Patching Kubernetes but not the runtime. The most common partial fix. Operators upgrade kube-apiserver and kubelet to the patched version but leave containerd or CRI-O at the old version on worker nodes. Both the apiserver streaming handler and the runtime streaming handler are vulnerable independently. Check both sides.

NetworkPolicy that permits pod-to-kubelet traffic. Some CNI implementations use port 10250 for health probes, and some Prometheus node exporters scrape the kubelet’s metrics endpoint directly from within the cluster. A NetworkPolicy that blocks port 10250 egress broadly can break these integrations silently — the metrics stop arriving, but no alert fires because the alerting rule itself depends on those metrics. Audit NetworkPolicy changes against existing monitoring and CNI health-check configurations before deploying cluster-wide. Apply to a single non-production namespace first and watch for 48 hours.

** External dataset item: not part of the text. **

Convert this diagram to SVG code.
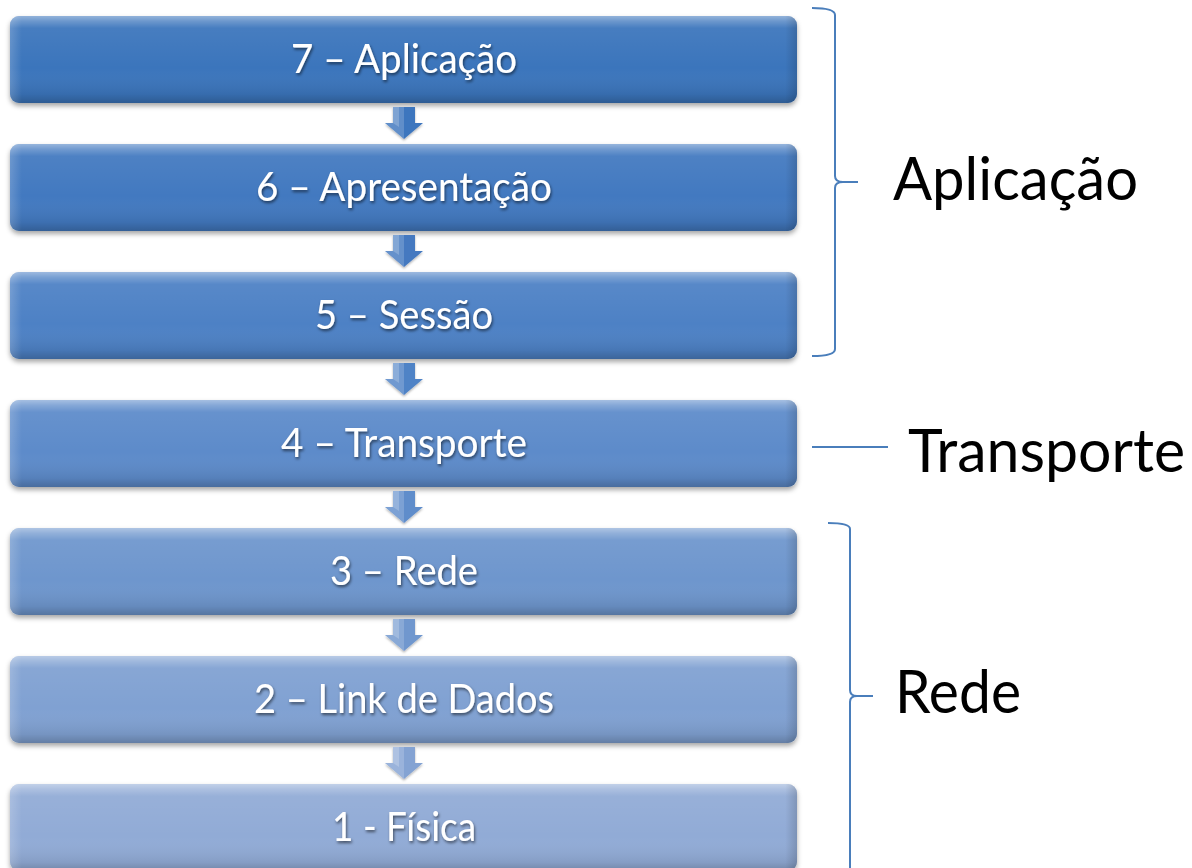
<svg xmlns="http://www.w3.org/2000/svg" width="1192" height="868" viewBox="0 0 1192 868">
  <defs>
    <style>
      .lbl { font-family: Lato, "Open Sans", "Liberation Sans", sans-serif; font-size: 40px; fill: #ffffff; text-anchor: middle; }
      .side { font-family: Lato, "Open Sans", "Liberation Sans", sans-serif; font-size: 60px; fill: #000000; }
      .brace { fill: none; stroke: #4a7ebb; stroke-width: 2; }
    </style>
    <!-- glossy overlay shared by every layer box -->
    <linearGradient id="gloss" x1="0" y1="0" x2="0" y2="1">
      <stop offset="0" stop-color="#ffffff" stop-opacity="0.45"/>
      <stop offset="0.06" stop-color="#ffffff" stop-opacity="0.25"/>
      <stop offset="0.14" stop-color="#ffffff" stop-opacity="0.06"/>
      <stop offset="0.6" stop-color="#ffffff" stop-opacity="0"/>
      <stop offset="0.9" stop-color="#000000" stop-opacity="0.08"/>
      <stop offset="1" stop-color="#000000" stop-opacity="0.22"/>
    </linearGradient>
    <linearGradient id="sideShade" x1="0" y1="0" x2="1" y2="0">
      <stop offset="0" stop-color="#ffffff" stop-opacity="0.18"/>
      <stop offset="0.015" stop-color="#ffffff" stop-opacity="0"/>
      <stop offset="0.985" stop-color="#000000" stop-opacity="0"/>
      <stop offset="1" stop-color="#000000" stop-opacity="0.15"/>
    </linearGradient>
    <filter id="boxShadow" x="-5%" y="-20%" width="110%" height="150%">
      <feDropShadow dx="0" dy="3" stdDeviation="2.5" flood-color="#000" flood-opacity="0.35"/>
    </filter>
    <filter id="txtShadow" x="-10%" y="-30%" width="120%" height="160%">
      <feDropShadow dx="1" dy="2" stdDeviation="1.5" flood-color="#000" flood-opacity="0.55"/>
    </filter>
    <filter id="arrowShadow" x="-30%" y="-30%" width="160%" height="160%">
      <feDropShadow dx="0" dy="1.5" stdDeviation="1.2" flood-color="#000" flood-opacity="0.3"/>
    </filter>
    <!-- down arrow: shaft then head, lighter left face -->
    <g id="arrowShape">
      <polygon points="-11,0 11,0 11,16 19,16 0,32 -19,16 -11,16"/>
    </g>
  </defs>

  <rect width="1192" height="868" fill="#ffffff"/>

  <!-- layer boxes -->
  <g id="layer7">
    <rect x="10" y="16" width="787" height="87" rx="9" fill="#3b74bc" filter="url(#boxShadow)"/>
    <rect x="10" y="16" width="787" height="87" rx="9" fill="url(#gloss)"/>
    <rect x="10" y="16" width="787" height="87" rx="9" fill="url(#sideShade)"/>
    <text class="lbl" x="404" y="73" textLength="226" lengthAdjust="spacingAndGlyphs" filter="url(#txtShadow)">7 – Aplicação</text>
  </g>
  <g id="layer6">
    <rect x="10" y="144" width="787" height="87" rx="9" fill="#4279c0" filter="url(#boxShadow)"/>
    <rect x="10" y="144" width="787" height="87" rx="9" fill="url(#gloss)"/>
    <rect x="10" y="144" width="787" height="87" rx="9" fill="url(#sideShade)"/>
    <text class="lbl" x="404" y="201" textLength="296" lengthAdjust="spacingAndGlyphs" filter="url(#txtShadow)">6 – Apresentação</text>
  </g>
  <g id="layer5">
    <rect x="10" y="272" width="787" height="87" rx="9" fill="#4e81c5" filter="url(#boxShadow)"/>
    <rect x="10" y="272" width="787" height="87" rx="9" fill="url(#gloss)"/>
    <rect x="10" y="272" width="787" height="87" rx="9" fill="url(#sideShade)"/>
    <text class="lbl" x="404" y="329" textLength="178" lengthAdjust="spacingAndGlyphs" filter="url(#txtShadow)">5 – Sessão</text>
  </g>
  <g id="layer4">
    <rect x="10" y="400" width="787" height="87" rx="9" fill="#5d8bca" filter="url(#boxShadow)"/>
    <rect x="10" y="400" width="787" height="87" rx="9" fill="url(#gloss)"/>
    <rect x="10" y="400" width="787" height="87" rx="9" fill="url(#sideShade)"/>
    <text class="lbl" x="404" y="457" textLength="246" lengthAdjust="spacingAndGlyphs" filter="url(#txtShadow)">4 – Transporte</text>
  </g>
  <g id="layer3">
    <rect x="10" y="528" width="787" height="87" rx="9" fill="#6e96cd" filter="url(#boxShadow)"/>
    <rect x="10" y="528" width="787" height="87" rx="9" fill="url(#gloss)"/>
    <rect x="10" y="528" width="787" height="87" rx="9" fill="url(#sideShade)"/>
    <text class="lbl" x="404" y="585" textLength="148" lengthAdjust="spacingAndGlyphs" filter="url(#txtShadow)">3 – Rede</text>
  </g>
  <g id="layer2">
    <rect x="10" y="656" width="787" height="87" rx="9" fill="#80a1d2" filter="url(#boxShadow)"/>
    <rect x="10" y="656" width="787" height="87" rx="9" fill="url(#gloss)"/>
    <rect x="10" y="656" width="787" height="87" rx="9" fill="url(#sideShade)"/>
    <text class="lbl" x="404" y="713" textLength="300" lengthAdjust="spacingAndGlyphs" filter="url(#txtShadow)">2 – Link de Dados</text>
  </g>
  <g id="layer1">
    <rect x="10" y="784" width="787" height="87" rx="9" fill="#91abd6" filter="url(#boxShadow)"/>
    <rect x="10" y="784" width="787" height="87" rx="9" fill="url(#gloss)"/>
    <rect x="10" y="784" width="787" height="87" rx="9" fill="url(#sideShade)"/>
    <text class="lbl" x="404" y="841" textLength="144" lengthAdjust="spacingAndGlyphs" filter="url(#txtShadow)">1 - Física</text>
  </g>

  <!-- connectors: downward arrows between layers -->
  <g id="connectors">
    <g transform="translate(404,107)" filter="url(#arrowShadow)">
      <use href="#arrowShape" fill="#3d76be"/>
      <polygon points="-11,0 0,0 0,32 -19,16 -11,16" fill="#ffffff" opacity="0.18"/>
      <polygon points="-11,0 -5,0 -5,20 -11,16" fill="#ffffff" opacity="0.2"/>
    </g>
    <g transform="translate(404,235)" filter="url(#arrowShadow)">
      <use href="#arrowShape" fill="#4479c0"/>
      <polygon points="-11,0 0,0 0,32 -19,16 -11,16" fill="#ffffff" opacity="0.18"/>
      <polygon points="-11,0 -5,0 -5,20 -11,16" fill="#ffffff" opacity="0.2"/>
    </g>
    <g transform="translate(404,363)" filter="url(#arrowShadow)">
      <use href="#arrowShape" fill="#5083c6"/>
      <polygon points="-11,0 0,0 0,32 -19,16 -11,16" fill="#ffffff" opacity="0.18"/>
      <polygon points="-11,0 -5,0 -5,20 -11,16" fill="#ffffff" opacity="0.2"/>
    </g>
    <g transform="translate(404,491)" filter="url(#arrowShadow)">
      <use href="#arrowShape" fill="#5f8dcb"/>
      <polygon points="-11,0 0,0 0,32 -19,16 -11,16" fill="#ffffff" opacity="0.18"/>
      <polygon points="-11,0 -5,0 -5,20 -11,16" fill="#ffffff" opacity="0.2"/>
    </g>
    <g transform="translate(404,619)" filter="url(#arrowShadow)">
      <use href="#arrowShape" fill="#7097ce"/>
      <polygon points="-11,0 0,0 0,32 -19,16 -11,16" fill="#ffffff" opacity="0.18"/>
      <polygon points="-11,0 -5,0 -5,20 -11,16" fill="#ffffff" opacity="0.2"/>
    </g>
    <g transform="translate(404,747)" filter="url(#arrowShadow)">
      <use href="#arrowShape" fill="#84a3d3"/>
      <polygon points="-11,0 0,0 0,32 -19,16 -11,16" fill="#ffffff" opacity="0.18"/>
      <polygon points="-11,0 -5,0 -5,20 -11,16" fill="#ffffff" opacity="0.2"/>
    </g>
  </g>

  <!-- grouping braces and their labels -->
  <g id="group-aplicacao">
    <path class="brace" d="M812,8 Q835,8 835,15 L835,176 Q835,182 843,182 L858,182 M843,182 Q835,182 835,188 L835,349 Q835,356 812,356"/>
    <text class="side" x="893" y="200" textLength="245" lengthAdjust="spacingAndGlyphs">Aplicação</text>
  </g>
  <g id="group-transporte">
    <line x1="812" y1="447" x2="888" y2="447" stroke="#4a7ebb" stroke-width="2"/>
    <text class="side" x="908" y="472" textLength="277" lengthAdjust="spacingAndGlyphs">Transporte</text>
  </g>
  <g id="group-rede">
    <path class="brace" d="M828,523 Q850,523 850,529 L850,690 Q850,696 857,696 L873,696 M857,696 Q850,696 850,702 L850,868"/>
    <text class="side" x="895" y="713" textLength="126" lengthAdjust="spacingAndGlyphs">Rede</text>
  </g>
</svg>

Kubelet crash monitoring with insufficient sensitivity. A kubelet memory-exhaustion attack takes on the order of seconds to minutes to crash the process. If the monitoring system polls kubelet health every 60 seconds and requires two consecutive failures before alerting, the node can be NotReady for over two minutes before any human is paged. By that time, pod eviction is already in progress. Lower the kubelet health check interval in your monitoring stack to 15 seconds and set the failure threshold to one consecutive failure, not two. The increased alert noise from transient kubelet restarts during upgrades is an acceptable trade-off.

RBAC audit that misses RoleBindings in system namespaces. The kube-system namespace frequently contains service accounts with broad permissions granted during cluster bootstrap or by third-party operators. A targeted audit of application namespaces that misses kube-system may leave monitoring agents, log collectors, or CNI components with pods/exec permissions that could be abused. Run the RBAC audit query across all namespaces, including kube-system, kube-public, and default.